CAROL. Oh, don’t you know what that is? That’s where you get in a car and drink a little and drive a little and stop and dance a little to a juke box and then you drink a little more and drive a little more and stop and dance a little more to a juke box and then you stop dancing and you just drink and drive and then you stop driving and just drink, and then, finally, you stop drinking …
VAL. — What do you do then?
CAROL. That depends on the weather and who you’re jooking with. If it’s a clear night you spread a blanket among the memorial stones on Cypress Hill, which is the local bone orchard, but if it’s not a fair night, and this one certainly isn’t, why, usually then you go to the Idlewild cabins between here and Sunset on the Dixie Highway …
VAL. — That’s about what I figured. But I don’t go that route. Heavy drinking and smoking the weed and shacking with strangers is okay for kids in their twenties but this is my thirtieth birthday and I’m all through with that route. [Looks up with dark eyes] I’m not young any more.

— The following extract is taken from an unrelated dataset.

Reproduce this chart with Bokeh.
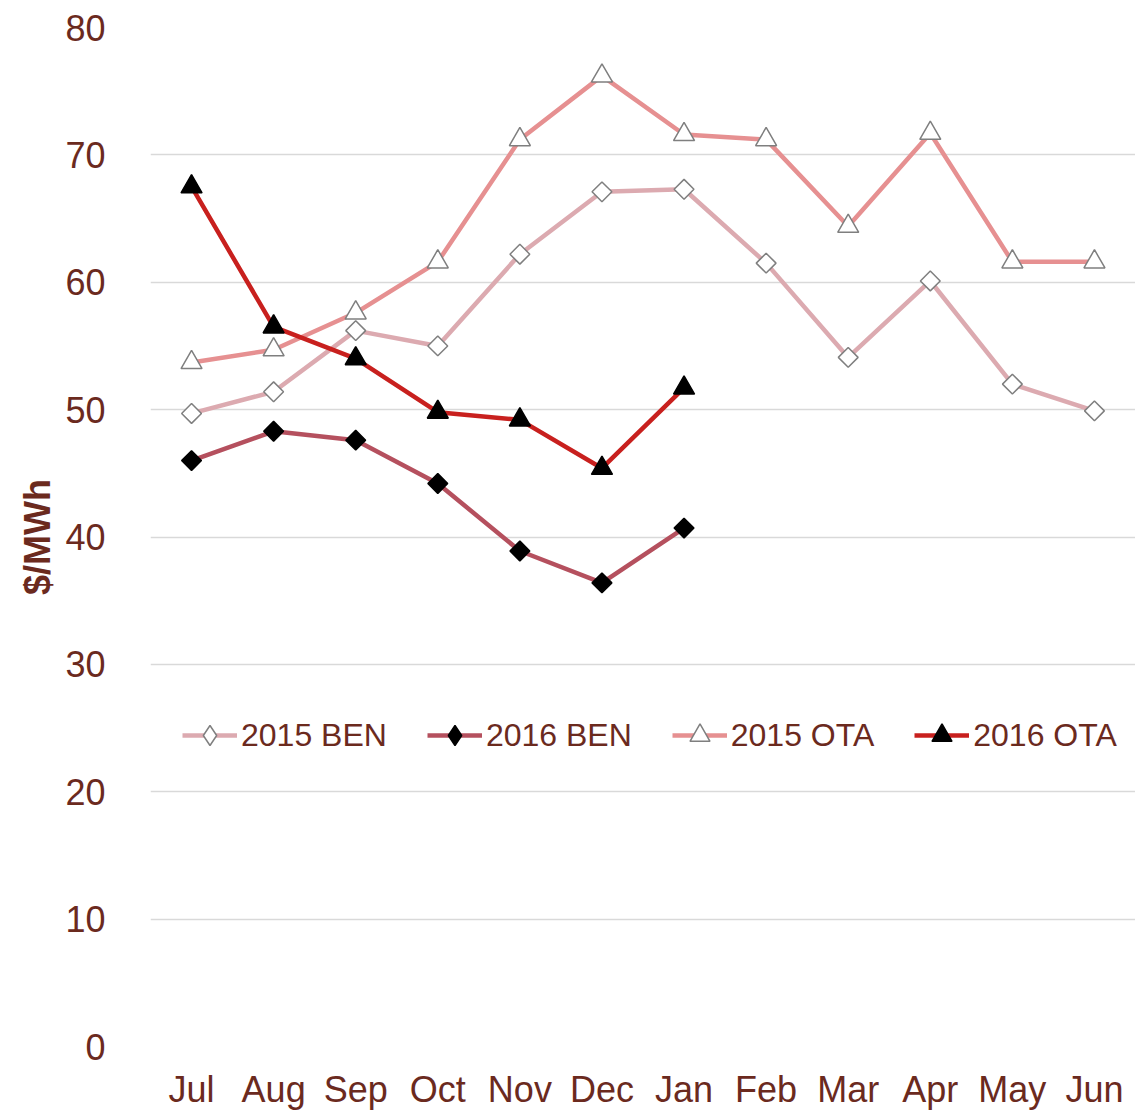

CAROL. You’re young at thirty — I hope so! I’m twenty-nine!
VAL. Naw, you’re not young at thirty if you’ve been on a goddam party since you were fifteen!
[Picks up his guitar and sings and plays “Heavenly Grass”. Carol has taken a pint of bourbon from her trench coat pocket and she passes it to him]
CAROL. Thanks. That’s lovely. Many happy returns on your birthday, Snakeskin.
Actor Matt Bomer has said that he would like to do a new stage version of “Orpheus Descending…”
Matt Bomer is the star of “White Collar” and recently starred in “The Normal Heart” with Mark Ruffalo, for which he was nominated for an Emmy, and won a Golden Globe as Best Supporting Actor and a People’s Choice Award as Favorite Cable TV Actor. He is also incredibly handsome…
What do you think of Matt as Val Xavier??